Berry describes Ashley as being a cautious and an ambitious man. He was in his mid forties at this time, and becoming known as a great adventurer would probably be considered ludicrous by Ashley. He picked good men to do the job, but when those he had hired were unable to do the job or when, as Henry did, retired from the business, he went into the field and personally led the expeditions. As a result of these explorations, he made his place in history and helped open the lands west of the Rockies to the new country of the United States.

In 1822, the new company of Ashley and Henry attempted to send three keelboats up the Missouri River. Henry led the first of the three all the way to the mouth of the Yellowstone and built a post that later became known as Fort Henry. This expedition consisted of 150 men, 60 horses and one keelboat. The second keelboat met disaster and sunk with all the provisions onboard for a loss of $10,000. Ashley then made the decision to lead the expedition with the third boat to meet Henry.

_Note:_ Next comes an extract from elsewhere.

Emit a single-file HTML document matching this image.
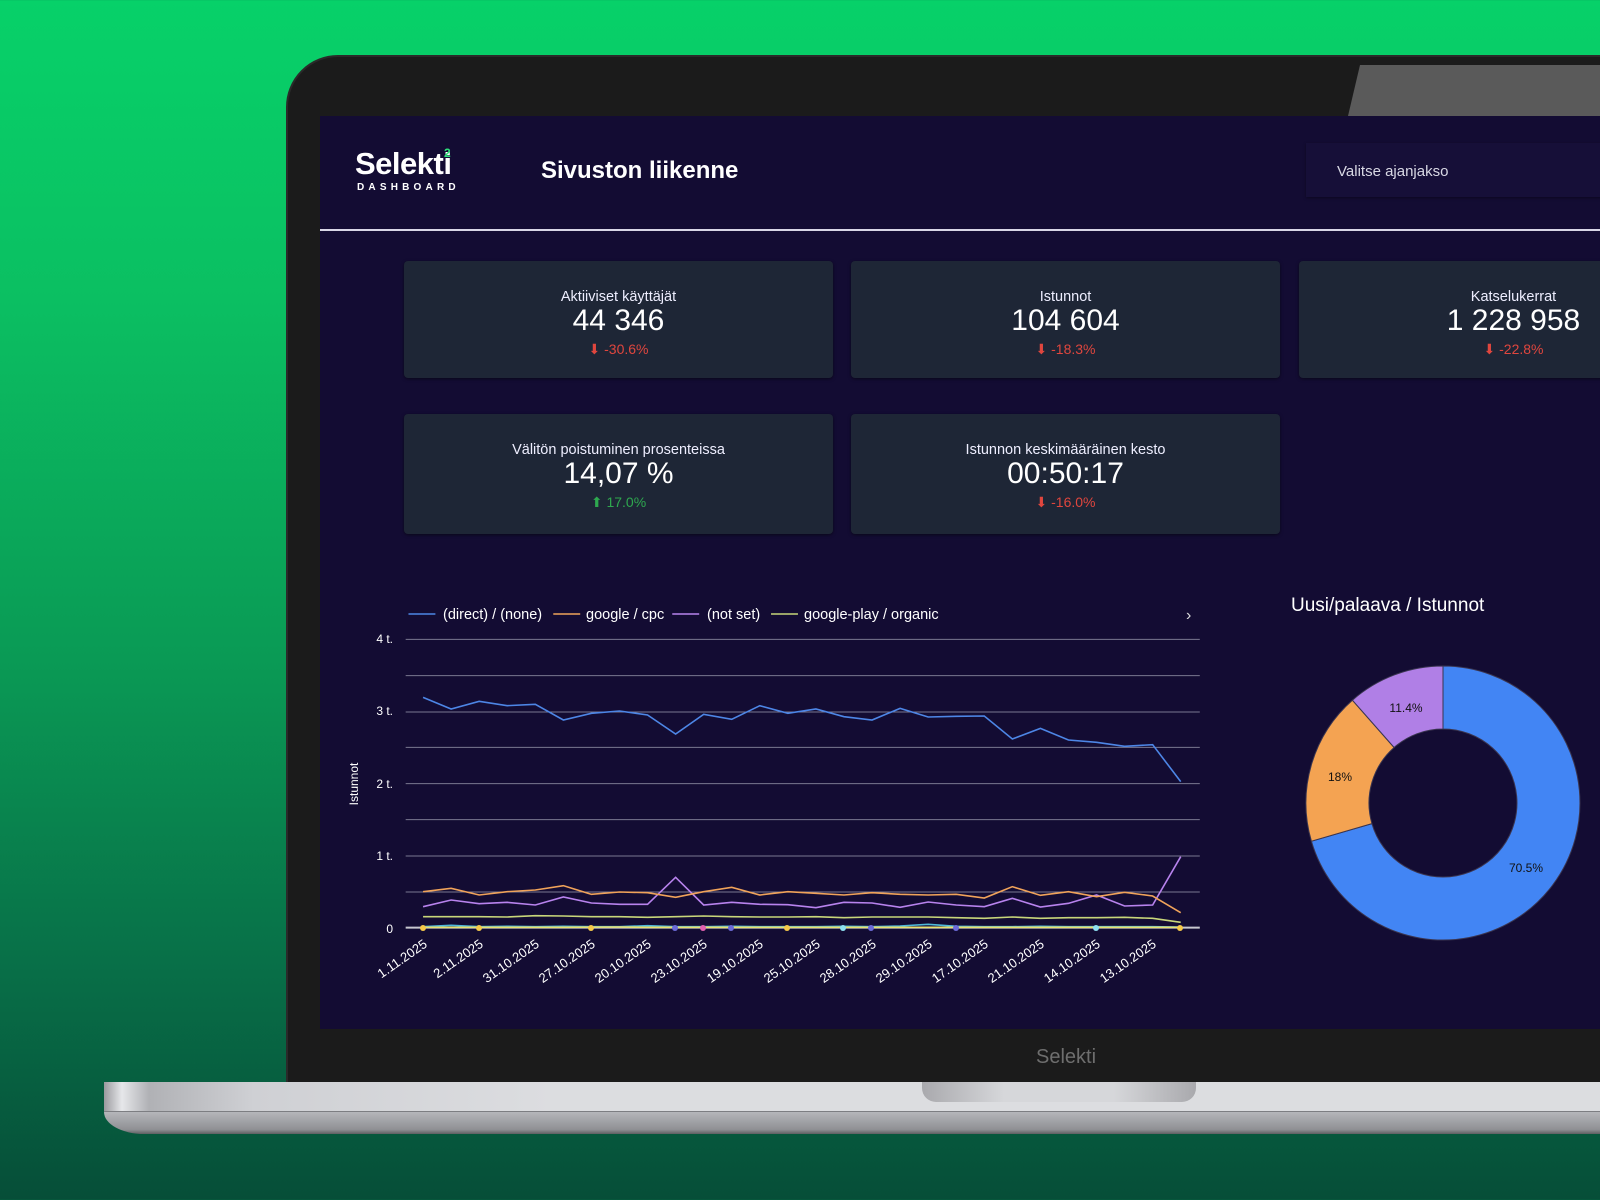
<!DOCTYPE html>
<html><head><meta charset="utf-8"><style>
html,body{margin:0;padding:0}
body{width:1600px;height:1200px;overflow:hidden;position:relative;font-family:"Liberation Sans",sans-serif;
background:linear-gradient(180deg,#07d169 0%,#0bbf62 25%,#0a9a55 55%,#087048 80%,#064e38 100%);}
.abs{position:absolute}
.card{position:absolute;background:#1e2636;border-radius:4px;color:#fff;text-align:center;box-shadow:0 1px 3px rgba(0,0,0,.5)}
.card .t{position:absolute;left:0;right:0;top:28px;font-size:14.5px;color:#eef}
.card .v{position:absolute;left:0;right:0;top:43px;font-size:30px;color:#fff}
.card .d{position:absolute;left:0;right:0;top:80px;font-size:14px;color:#e0463e}
.card .d.g{color:#2ea84f}
</style></head><body>
<!-- laptop bezel -->
<div class="abs" style="left:286px;top:55px;width:1400px;height:1030px;background:#1b1b1b;border-radius:52px 0 0 0;border:2px solid #2a2a2a"></div>
<svg class="abs" style="left:0;top:0" width="1600" height="1200">
<polygon points="1360,65 1348,116 1600,116 1600,65" fill="#5a5a5a"/>
</svg>
<!-- screen -->
<div class="abs" style="left:320px;top:116px;width:1280px;height:913px;background:#130c33"></div>
<div class="abs" style="left:320px;top:229px;width:1280px;height:2px;background:#d8d6e6"></div>
<div class="abs" style="left:355px;top:146px;font-size:31px;font-weight:bold;color:#fff;letter-spacing:-0.5px">Selekti</div>
<div class="abs" style="left:444px;top:146px;font-size:12px;color:#2ee07a;font-weight:bold">2</div>
<div class="abs" style="left:357px;top:182px;font-size:10px;font-weight:bold;color:#fff;letter-spacing:4.2px">DASHBOARD</div>
<div class="abs" style="left:541px;top:157px;font-size:24px;font-weight:bold;color:#fff">Sivuston liikenne</div>
<div class="abs" style="left:1306px;top:143px;width:300px;height:54px;background:#160f38;box-shadow:0 1px 3px rgba(0,0,0,.4)"></div>
<div class="abs" style="left:1337px;top:163px;font-size:15px;color:#d8d8e4">Valitse ajanjakso</div>

<div class="card" style="left:404px;top:261px;width:429px;height:117px"><div class="t">Aktiiviset käyttäjät</div><div class="v">44 346</div><div class="d">⬇ -30.6%</div></div>
<div class="card" style="left:851px;top:261px;width:429px;height:117px"><div class="t">Istunnot</div><div class="v">104 604</div><div class="d">⬇ -18.3%</div></div>
<div class="card" style="left:1299px;top:261px;width:429px;height:117px"><div class="t">Katselukerrat</div><div class="v">1 228 958</div><div class="d">⬇ -22.8%</div></div>
<div class="card" style="left:404px;top:414px;width:429px;height:120px"><div class="t">Välitön poistuminen prosenteissa</div><div class="v">14,07 %</div><div class="d g">⬆ 17.0%</div></div>
<div class="card" style="left:851px;top:414px;width:429px;height:120px"><div class="t">Istunnon keskimääräinen kesto</div><div class="v">00:50:17</div><div class="d">⬇ -16.0%</div></div>

<!-- line chart -->
<svg class="abs" style="left:340px;top:590px" width="880" height="440" viewBox="0 0 1568 1320" preserveAspectRatio="none">
<g stroke="#7a7790" stroke-width="1" vector-effect="non-scaling-stroke">
<line x1="117" x2="1532" y1="148" y2="148" vector-effect="non-scaling-stroke"/>
<line x1="117" x2="1532" y1="257" y2="257" vector-effect="non-scaling-stroke"/>
<line x1="117" x2="1532" y1="366" y2="366" vector-effect="non-scaling-stroke"/>
<line x1="117" x2="1532" y1="472" y2="472" vector-effect="non-scaling-stroke"/>
<line x1="117" x2="1532" y1="581" y2="581" vector-effect="non-scaling-stroke"/>
<line x1="117" x2="1532" y1="689" y2="689" vector-effect="non-scaling-stroke"/>
<line x1="117" x2="1532" y1="798" y2="798" vector-effect="non-scaling-stroke"/>
<line x1="117" x2="1532" y1="906" y2="906" vector-effect="non-scaling-stroke"/>
</g>
<line x1="117" x2="1532" y1="1013" y2="1013" stroke="#c8c8d0" stroke-width="2" vector-effect="non-scaling-stroke"/>
<g fill="none" stroke-width="1.6">
<polyline vector-effect="non-scaling-stroke" stroke="#c8d67a" points="148,980 198,980 248,980 298,981 348,977 398,978 448,980 498,980 548,982 598,980 648,978 698,980 748,981 798,981 848,980 898,983 948,981 998,981 1048,981 1098,983 1148,985 1198,981 1248,985 1298,983 1348,983 1398,982 1448,985 1498,997"/>
<polyline vector-effect="non-scaling-stroke" stroke="#4fb8d8" points="148,1010 198,1006 248,1010 298,1009 348,1010 398,1009 448,1010 498,1010 548,1007 598,1010 648,1010 698,1009 748,1010 798,1010 848,1010 898,1009 948,1010 998,1008 1048,1003 1098,1009 1148,1010 1198,1010 1248,1009 1298,1010 1348,1010 1398,1010 1448,1010 1498,1011"/>
<polyline vector-effect="non-scaling-stroke" stroke="#e8e070" points="148,1012 298,1012 398,1012 498,1011 548,1012 798,1012 898,1012 1048,1012 1148,1012 1498,1012"/>
<polyline vector-effect="non-scaling-stroke" stroke="#b883ee" points="148,950 198,930 248,941 298,937 348,945 398,921 448,939 498,943 548,943 598,862 648,945 698,937 748,943 798,944 848,953 898,937 948,939 998,952 1048,936 1098,945 1148,950 1198,925 1248,951 1298,940 1348,915 1398,948 1448,945 1498,800"/>
<polyline vector-effect="non-scaling-stroke" stroke="#f0a35a" points="148,905 198,895 248,915 298,905 348,900 398,887 448,913 498,906 548,908 598,922 648,905 698,892 748,915 798,905 848,910 898,915 948,908 998,913 1048,915 1098,913 1148,924 1198,890 1248,916 1298,905 1348,920 1398,907 1448,918 1498,968"/>
<polyline vector-effect="non-scaling-stroke" stroke="#4d86e6" points="148,322 198,357 248,334 298,347 348,343 398,390 448,370 498,363 548,375 598,432 648,373 698,388 748,347 798,370 848,357 898,380 948,390 998,355 1048,381 1098,379 1148,378 1198,447 1248,415 1298,450 1348,457 1398,469 1448,464 1498,575"/>
<line vector-effect="non-scaling-stroke" x1="122" x2="170" y1="72" y2="72" stroke="#4d86e6"/>
<line vector-effect="non-scaling-stroke" x1="380" x2="428" y1="72" y2="72" stroke="#f0a35a"/>
<line vector-effect="non-scaling-stroke" x1="592" x2="640" y1="72" y2="72" stroke="#b883ee"/>
<line vector-effect="non-scaling-stroke" x1="768" x2="816" y1="72" y2="72" stroke="#c8d67a"/>
</g>
</svg>
<svg class="abs" style="left:0;top:0" width="1600" height="1200" font-family="Liberation Sans, sans-serif">
<g fill="#f5c94a"><circle cx="423" cy="928" r="3"/><circle cx="479" cy="928" r="3"/><circle cx="591" cy="928" r="3"/><circle cx="787" cy="928" r="3"/><circle cx="1180" cy="928" r="3"/></g>
<g fill="#6b6ad8"><circle cx="675" cy="928" r="3"/><circle cx="731" cy="928" r="3"/><circle cx="871" cy="928" r="3"/><circle cx="956" cy="928" r="3"/></g>
<circle cx="703" cy="928" r="3" fill="#e060b0"/><circle cx="843" cy="928" r="3" fill="#8ee0f0"/><circle cx="1096" cy="928" r="3" fill="#8ee0f0"/>
<g font-size="14.5" fill="#fff">
<text x="443" y="619">(direct) / (none)</text>
<text x="586" y="619">google / cpc</text>
<text x="707" y="619">(not set)</text>
<text x="804" y="619">google-play / organic</text>
</g>
<text x="1186" y="620" fill="#ddd" font-size="16">›</text>
<g font-size="12" fill="#fff" text-anchor="end">
<text x="393" y="643">4 t.</text><text x="393" y="715">3 t.</text><text x="393" y="788">2 t.</text><text x="393" y="860">1 t.</text><text x="393" y="933">0</text>
</g>
<text transform="translate(358,784) rotate(-90)" font-size="12" fill="#fff" text-anchor="middle">Istunnot</text>
<g font-size="13" fill="#fff" text-anchor="end">
<text transform="translate(428,946) rotate(-35)">1.11.2025</text>
<text transform="translate(484,946) rotate(-35)">2.11.2025</text>
<text transform="translate(540,946) rotate(-35)">31.10.2025</text>
<text transform="translate(596,946) rotate(-35)">27.10.2025</text>
<text transform="translate(652,946) rotate(-35)">20.10.2025</text>
<text transform="translate(708,946) rotate(-35)">23.10.2025</text>
<text transform="translate(764,946) rotate(-35)">19.10.2025</text>
<text transform="translate(821,946) rotate(-35)">25.10.2025</text>
<text transform="translate(877,946) rotate(-35)">28.10.2025</text>
<text transform="translate(933,946) rotate(-35)">29.10.2025</text>
<text transform="translate(989,946) rotate(-35)">17.10.2025</text>
<text transform="translate(1045,946) rotate(-35)">21.10.2025</text>
<text transform="translate(1101,946) rotate(-35)">14.10.2025</text>
<text transform="translate(1157,946) rotate(-35)">13.10.2025</text>
</g>
<!-- donut -->
<text x="1291" y="611" font-size="19" fill="#fff">Uusi/palaava / Istunnot</text>
<g stroke="#3a3550" stroke-width="1">
<path d="M1443 666 A137 137 0 1 1 1311.4 841.2 L1371.9 823.6 A74 74 0 1 0 1443 729 Z" fill="#4285f4"/>
<path d="M1311.4 841.2 A137 137 0 0 1 1352.4 700.2 L1394.1 747.5 A74 74 0 0 0 1371.9 823.6 Z" fill="#f4a352"/>
<path d="M1352.4 700.2 A137 137 0 0 1 1443 666 L1443 729 A74 74 0 0 0 1394.1 747.5 Z" fill="#b07fe6"/>
</g>
<g font-size="12" fill="#111" text-anchor="middle">
<text x="1406" y="712">11.4%</text><text x="1340" y="781">18%</text><text x="1526" y="872">70.5%</text>
</g>
<text x="1066" y="1063" font-size="20" fill="#6e6e6e" text-anchor="middle">Selekti</text>
</svg>
<!-- base -->
<div class="abs" style="left:104px;top:1082px;width:1496px;height:30px;background:linear-gradient(90deg,#9a9a9e 0%,#e6e7ea 1.2%,#b0b1b5 3%,#cfd0d4 10%,#dcdde0 30%,#dcdde0 100%)"></div>
<div class="abs" style="left:104px;top:1111px;width:1496px;height:22px;background:linear-gradient(180deg,#b5b6ba 0%,#8f9094 80%,#5e5f62 100%);border-radius:0 0 0 40px / 0 0 0 22px;border-top:1px solid #7d7e82"></div>
<div class="abs" style="left:922px;top:1082px;width:274px;height:20px;background:linear-gradient(90deg,#a9a9ad,#d6d7da 30%,#d6d7da 70%,#a9a9ad);border-radius:0 0 14px 14px"></div>
</body></html>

After reaching the Yellowstone and delivering his supplies and men, Ashley immediately returned to St. Louis to start building the supply expedition for the men now stationed at Fort Henry. Jedediah Smith and a small group of men accompanied Ashley downriver.

In 1823, Ashley made another expedition up the Missouri. At the Arikara Villages near today's Pierre, South Dakota, the expedition ran into trouble.

In my research, it appears that Ashley generally had good relations with the Indians, with the exception of the Arikaras. The evidence points to the fact that he tried to trade with the Indians, if given a chance, and relied upon them for information, horses and food. In fact, Ashley and his men in the other expeditions often camped with or near Indian villages. Ashley seemed most impressed with the Shoshone. He did have trouble with the Crows, though, when they stole some of his horses.

In 1824, Andrew Henry retired and Ashley was left without his field commander. Once again, William Ashley was forced by the circumstances to unexpectedly lead an expedition into the mountains. The goal was the reach the Three Forks area in the Rocky Mountains. After his experience the year before with the Arikaras up the Missouri and since they were surely sore after Pilcher's men burned their villages, Ashley decided to go overland this time. This expedition, which lasted from Nov. 3, 1824 through Oct. 4, 1825 is the one where Ashley made his place in history.

Ashley went up alongside the Missouri River, then up the Platte River and finally the South Platte River until it reached the Front Range of the Rockies. At this point, he headed in a northwesterly direction until he reached the wide and sandy pass that is now known as South Pass in southwestern Wyoming. This pass at 7,000 ft. remained snow free longer than the mountains on either side.

The Rocky Moutains presented a major detriment to western settlement. Much of Ashley's route from St. Louis and through South Pass later became the Oregon Trail which led to the California Trail. The tracks left by the wagon that Ashley had on the expedition were later used by the first wagon trains as they made their way across the country in a migration that saw hundreds of thousands of settlers move west. The Pony Express came through South Pass in 1860 as well as the Mormons that settled Utah earlier in 1847.

All of this trailblazing was being accomplished by the ambitous, but reluctant adventurer, William Ashley. Lewis and Clark had crossed the Rockies, but they made their crossing farther north near where Yellowstone is located and much too far north to be considered a viable route for the settlers.